Oh, and we’re completely retooling the Netflix interface to make it look more like Hulu. Wait what? Yes! You’ll love it. You just say Xbox play my cool movie or something and it does it. But I don’t have a connect. Really? They’ve been out like two years now. But they’re total crap. I just want to access my movies in a simple fashion. Well, you can still do that. Sure. Look! It even shows a still from the next episode you haven’t seen or the movie or whatever. Yeah, but what about Stargate Atlantis or Doctor Who? I’ve seen both of those several times. I don’t want to launch the one Netflix has ready to go. I just want to enter a menu for that show. What? No you just say Xbox play the one where Rodney blows up a solar system. I DON’T HAVE A KINECT. Oh right. Weirdo. No, you’re dumb. We’ll pick an episode at random and start playing it. What? That’s not what I want at all. It’s ok, the shows are listed at the bottom of the screen so you can still pick a different one. What the hell? That doesn’t work right at all. Hold on pause this. Wait. The start button doesn’t pause anymore? Sure it does. It brings up the menu that allows you to pause the show. WHAT? What the hell is wrong with you? Why should I have to enter a menu to hit the pause button? Did you work on Windows 98? You did didn’t you! Then they promoted you to lead on Windows 2000! Next you’ll tell me you designed that paperclip from Office. I hope you never design a missile defense system. “Windows detects a missile launch from Iran, possible targets Chicago, Detroit, and the Falklands. The Falklands? What? Well, whatever, launch countermeasures. You have enter the missile defense sub-menu. Would you like to launch countermeasures? YES! That’s why I pushed the countermeasures button.” It’s madness I tell you. I will grant that bumping the fast forward button when I put down or dropped the controller was a nuisance. I’ve trained myself to handle the controller like bomb when using Netflix. So that’s one problem this corrects. But the pause button is in the middle of the controller.
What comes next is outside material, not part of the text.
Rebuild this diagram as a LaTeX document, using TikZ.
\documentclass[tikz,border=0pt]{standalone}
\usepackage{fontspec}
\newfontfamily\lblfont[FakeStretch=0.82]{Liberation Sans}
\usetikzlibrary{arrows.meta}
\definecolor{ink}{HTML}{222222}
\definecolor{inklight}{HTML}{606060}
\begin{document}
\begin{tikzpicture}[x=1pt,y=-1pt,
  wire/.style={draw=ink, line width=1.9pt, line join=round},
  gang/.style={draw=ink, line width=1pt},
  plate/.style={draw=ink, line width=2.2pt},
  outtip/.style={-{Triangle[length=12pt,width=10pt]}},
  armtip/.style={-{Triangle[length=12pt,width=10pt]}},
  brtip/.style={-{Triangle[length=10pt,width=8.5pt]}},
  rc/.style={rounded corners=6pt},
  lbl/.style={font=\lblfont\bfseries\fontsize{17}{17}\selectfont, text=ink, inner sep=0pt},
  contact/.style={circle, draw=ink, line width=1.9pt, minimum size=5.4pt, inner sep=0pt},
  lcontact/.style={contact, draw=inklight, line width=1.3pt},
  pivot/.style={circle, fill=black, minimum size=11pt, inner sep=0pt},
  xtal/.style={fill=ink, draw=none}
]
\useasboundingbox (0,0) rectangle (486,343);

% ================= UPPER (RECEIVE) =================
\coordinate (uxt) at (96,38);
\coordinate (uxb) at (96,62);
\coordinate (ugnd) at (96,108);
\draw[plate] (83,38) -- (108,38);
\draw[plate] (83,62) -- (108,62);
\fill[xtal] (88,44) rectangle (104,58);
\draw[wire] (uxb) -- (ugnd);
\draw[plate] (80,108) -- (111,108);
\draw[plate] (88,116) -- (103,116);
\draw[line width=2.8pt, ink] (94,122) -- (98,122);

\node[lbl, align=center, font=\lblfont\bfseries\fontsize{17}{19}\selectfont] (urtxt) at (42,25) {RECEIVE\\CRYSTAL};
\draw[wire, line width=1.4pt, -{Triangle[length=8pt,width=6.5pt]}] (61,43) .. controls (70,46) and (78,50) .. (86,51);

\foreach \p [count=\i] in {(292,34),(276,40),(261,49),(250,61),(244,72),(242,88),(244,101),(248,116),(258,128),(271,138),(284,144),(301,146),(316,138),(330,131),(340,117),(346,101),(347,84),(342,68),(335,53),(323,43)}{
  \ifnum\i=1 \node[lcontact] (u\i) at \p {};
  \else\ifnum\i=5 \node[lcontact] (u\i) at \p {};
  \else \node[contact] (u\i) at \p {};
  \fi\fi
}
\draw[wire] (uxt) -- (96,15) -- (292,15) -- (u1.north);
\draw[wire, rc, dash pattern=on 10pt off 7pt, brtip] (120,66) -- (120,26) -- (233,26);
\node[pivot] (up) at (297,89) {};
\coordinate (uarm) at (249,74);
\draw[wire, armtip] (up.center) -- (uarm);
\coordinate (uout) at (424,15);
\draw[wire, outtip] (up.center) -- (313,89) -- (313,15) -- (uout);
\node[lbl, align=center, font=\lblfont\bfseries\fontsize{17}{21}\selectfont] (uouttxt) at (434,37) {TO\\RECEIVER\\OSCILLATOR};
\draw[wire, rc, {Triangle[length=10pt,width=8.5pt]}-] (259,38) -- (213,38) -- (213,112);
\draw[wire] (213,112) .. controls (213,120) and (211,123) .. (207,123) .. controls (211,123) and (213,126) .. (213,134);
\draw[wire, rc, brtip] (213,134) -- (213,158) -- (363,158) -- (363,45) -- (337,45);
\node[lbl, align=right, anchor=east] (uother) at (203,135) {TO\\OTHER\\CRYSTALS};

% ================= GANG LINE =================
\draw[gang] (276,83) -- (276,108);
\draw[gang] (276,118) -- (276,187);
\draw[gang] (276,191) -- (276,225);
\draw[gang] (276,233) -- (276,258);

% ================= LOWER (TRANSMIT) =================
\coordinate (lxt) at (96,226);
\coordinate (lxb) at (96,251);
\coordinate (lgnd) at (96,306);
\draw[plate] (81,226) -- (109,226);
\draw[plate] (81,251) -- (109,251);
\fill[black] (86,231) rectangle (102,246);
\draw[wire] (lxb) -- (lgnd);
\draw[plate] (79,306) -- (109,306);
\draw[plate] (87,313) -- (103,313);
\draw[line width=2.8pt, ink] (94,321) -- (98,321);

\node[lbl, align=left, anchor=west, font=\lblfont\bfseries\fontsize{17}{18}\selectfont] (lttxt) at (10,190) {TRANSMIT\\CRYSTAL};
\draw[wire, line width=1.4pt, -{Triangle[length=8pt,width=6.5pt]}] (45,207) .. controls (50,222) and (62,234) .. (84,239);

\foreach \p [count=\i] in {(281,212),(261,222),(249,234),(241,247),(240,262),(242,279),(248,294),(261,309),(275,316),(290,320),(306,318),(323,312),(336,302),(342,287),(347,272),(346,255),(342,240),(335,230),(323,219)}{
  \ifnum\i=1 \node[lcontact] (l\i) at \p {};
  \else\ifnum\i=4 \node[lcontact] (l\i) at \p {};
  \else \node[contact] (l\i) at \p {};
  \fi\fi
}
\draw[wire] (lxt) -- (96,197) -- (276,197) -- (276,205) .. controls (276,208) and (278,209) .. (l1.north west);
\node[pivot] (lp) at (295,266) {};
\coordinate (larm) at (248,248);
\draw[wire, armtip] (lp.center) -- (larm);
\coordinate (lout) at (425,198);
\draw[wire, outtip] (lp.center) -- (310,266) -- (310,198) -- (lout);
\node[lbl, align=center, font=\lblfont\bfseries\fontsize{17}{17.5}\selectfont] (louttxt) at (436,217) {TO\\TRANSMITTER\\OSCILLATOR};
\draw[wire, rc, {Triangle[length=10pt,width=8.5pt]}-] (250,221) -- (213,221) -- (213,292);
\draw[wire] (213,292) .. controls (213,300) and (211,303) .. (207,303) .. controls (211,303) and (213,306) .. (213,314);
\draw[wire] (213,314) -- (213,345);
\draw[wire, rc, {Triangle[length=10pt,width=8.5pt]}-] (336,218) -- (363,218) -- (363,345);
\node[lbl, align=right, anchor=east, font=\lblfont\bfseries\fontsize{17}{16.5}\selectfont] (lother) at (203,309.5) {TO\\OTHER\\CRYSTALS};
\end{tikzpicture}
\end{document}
It’s hard to bump by accident. More importantly, it is the button you must have immediate access to at all times.
Soon the stupid thing will be so convoluted that it will only be navigable by voice commands which only recognize French Canadian accents. They’re trying their darndest to get me to buy a Kinect. Sorry boys. Not gonna happen. Wow, I did not expect to get more than 600 words out of this. Apparently my tirade was more extensive than I first believed. I’m curious to learn whether I’m alone in my thinking. I can’t imagine anyone without a Kinect thinking these changes were for the better and the system is still a million times better than whatever that EPIX garbage is. Even if it does have Manos: The Hands of Fate.